Task prompt
Write out the full set of records below exactly.

[Dataset items]
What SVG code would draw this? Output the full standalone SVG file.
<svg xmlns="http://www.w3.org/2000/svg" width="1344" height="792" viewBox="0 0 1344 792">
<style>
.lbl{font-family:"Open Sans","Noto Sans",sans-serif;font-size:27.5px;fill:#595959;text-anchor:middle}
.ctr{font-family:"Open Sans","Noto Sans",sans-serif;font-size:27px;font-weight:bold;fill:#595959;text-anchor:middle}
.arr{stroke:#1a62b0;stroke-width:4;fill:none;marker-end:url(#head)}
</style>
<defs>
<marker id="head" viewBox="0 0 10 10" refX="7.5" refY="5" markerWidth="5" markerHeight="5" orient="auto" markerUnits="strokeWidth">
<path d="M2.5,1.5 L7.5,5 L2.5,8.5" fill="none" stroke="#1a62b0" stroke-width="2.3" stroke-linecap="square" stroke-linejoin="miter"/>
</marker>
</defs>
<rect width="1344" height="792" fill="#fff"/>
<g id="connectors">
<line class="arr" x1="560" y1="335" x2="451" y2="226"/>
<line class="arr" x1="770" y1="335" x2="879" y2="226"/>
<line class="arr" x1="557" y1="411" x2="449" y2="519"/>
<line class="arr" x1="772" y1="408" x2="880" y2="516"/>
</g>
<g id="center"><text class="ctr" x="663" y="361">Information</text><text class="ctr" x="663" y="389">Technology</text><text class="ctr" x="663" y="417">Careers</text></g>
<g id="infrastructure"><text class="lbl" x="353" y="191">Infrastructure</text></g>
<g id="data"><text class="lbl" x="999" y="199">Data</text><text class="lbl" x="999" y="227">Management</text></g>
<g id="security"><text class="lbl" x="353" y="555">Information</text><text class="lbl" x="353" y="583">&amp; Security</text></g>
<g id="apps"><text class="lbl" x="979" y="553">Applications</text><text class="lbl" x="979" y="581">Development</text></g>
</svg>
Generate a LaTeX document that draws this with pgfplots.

The result
What SVG code would draw this? Output the full standalone SVG file.
<svg xmlns="http://www.w3.org/2000/svg" width="1344" height="792" viewBox="0 0 1344 792">
<style>
.lbl{font-family:"Open Sans","Noto Sans",sans-serif;font-size:27.5px;fill:#595959;text-anchor:middle}
.ctr{font-family:"Open Sans","Noto Sans",sans-serif;font-size:27px;font-weight:bold;fill:#595959;text-anchor:middle}
.arr{stroke:#1a62b0;stroke-width:4;fill:none;marker-end:url(#head)}
</style>
<defs>
<marker id="head" viewBox="0 0 10 10" refX="7.5" refY="5" markerWidth="5" markerHeight="5" orient="auto" markerUnits="strokeWidth">
<path d="M2.5,1.5 L7.5,5 L2.5,8.5" fill="none" stroke="#1a62b0" stroke-width="2.3" stroke-linecap="square" stroke-linejoin="miter"/>
</marker>
</defs>
<rect width="1344" height="792" fill="#fff"/>
<g id="connectors">
<line class="arr" x1="560" y1="335" x2="451" y2="226"/>
<line class="arr" x1="770" y1="335" x2="879" y2="226"/>
<line class="arr" x1="557" y1="411" x2="449" y2="519"/>
<line class="arr" x1="772" y1="408" x2="880" y2="516"/>
</g>
<g id="center"><text class="ctr" x="663" y="361">Information</text><text class="ctr" x="663" y="389">Technology</text><text class="ctr" x="663" y="417">Careers</text></g>
<g id="infrastructure"><text class="lbl" x="353" y="191">Infrastructure</text></g>
<g id="data"><text class="lbl" x="999" y="199">Data</text><text class="lbl" x="999" y="227">Management</text></g>
<g id="security"><text class="lbl" x="353" y="555">Information</text><text class="lbl" x="353" y="583">&amp; Security</text></g>
<g id="apps"><text class="lbl" x="979" y="553">Applications</text><text class="lbl" x="979" y="581">Development</text></g>
</svg>
Generate a LaTeX document that draws this with pgfplots.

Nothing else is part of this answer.